IL CASO
La Saronnese è un maxi sushi
Sequenza impressionante di ristoranti giapponesi, aperti però da famiglie cinesi

Il termine abusato, quando si parla di commercio cinese e locali giapponesi, è invasione.
Basti pensare a tutti gli esercizi aperti nella zona: a parte i bar gestiti dai cinesi un po’ ovunque, lungo il tratto della Saronnese sono cresciuti come funghi i ristoranti di cucina nipponica. Si fanno concorrenza da Castellanza a Legnano senza esclusione di colpi, offrendo l’ormai diffusissimo all you can eat a prezzi vantaggiosi, sia a pranzo che a cena. «Sono gli unici che hanno i soldi», è il tormentone. Un fatto è certo: basta fare un giro di sera lungo via per Saronno per accorgersi che sono sempre pieni.
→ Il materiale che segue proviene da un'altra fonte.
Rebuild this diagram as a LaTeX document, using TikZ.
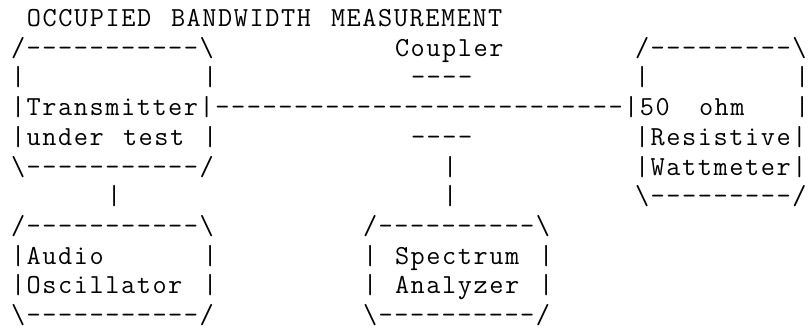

Del resto, pensando all’apertura del Wok Like nell’ex Esselunga c’erano centinaia di persone.
DAL SUSHI AL BRASILIANO
La mappa dei ristoranti giapponesi comincia con il locale Lin Tasting Emotion (davanti al Gigante), che offre anche cucina cinese; si prosegue con il sushi K-Kaiseki nell’ex Esselunga, che ha preso questo nome dopo il cambio di gestione del Like (sempre qui c’è il megastore Angel di vestiti e articoli per la casa); più avanti troviamo il Sushi Club, a poca distanza dal Tao di via Locatelli (ormai storico, il primo giapponese ad aprire a Castellanza quando questa cucina non era ancora di tendenza). Appena dopo il confine con Legnano c’è, vicinissimo, l’Amy Sushi. Sul territorio di Castellanza si è aggiunto di recente, in via Don Minzoni, “La Fabbrica dei Sapori”, gestita sempre da una famiglia cinese, che propone quattro tipi di cucina: orientale, brasiliana, italiana e giapponese. Insomma, lo stile è molto simile.
RESISTE L’ITALIANO
Per il consigliere delegato al commercio Lisa Letruria la spiegazione di questo boom è solo una: «I cinesi hanno molti più soldi degli italiani, tant’è che possono aprire grossi locali. Basti pensare a quello nuovo di via Don Minzoni con 300 coperti». Altra considerazione è che «sono tutti pieni. La gente ci va perché costano meno e piace quel tipo di cucina. È un segno dei tempi: 30 anni fa erano di moda i ristoranti cinesi. Ma tutte le mode passano, quindi credo che arriverà il momento in cui anche questo si sgonfierà».
La cucina italiana dunque non è finita? «Non credo. Semplicemente gli italiani possono aprire locali più piccoli e di minore impatto, offrendo a buon prezzo una cucina casalinga. In giro ce ne sono ancora parecchi».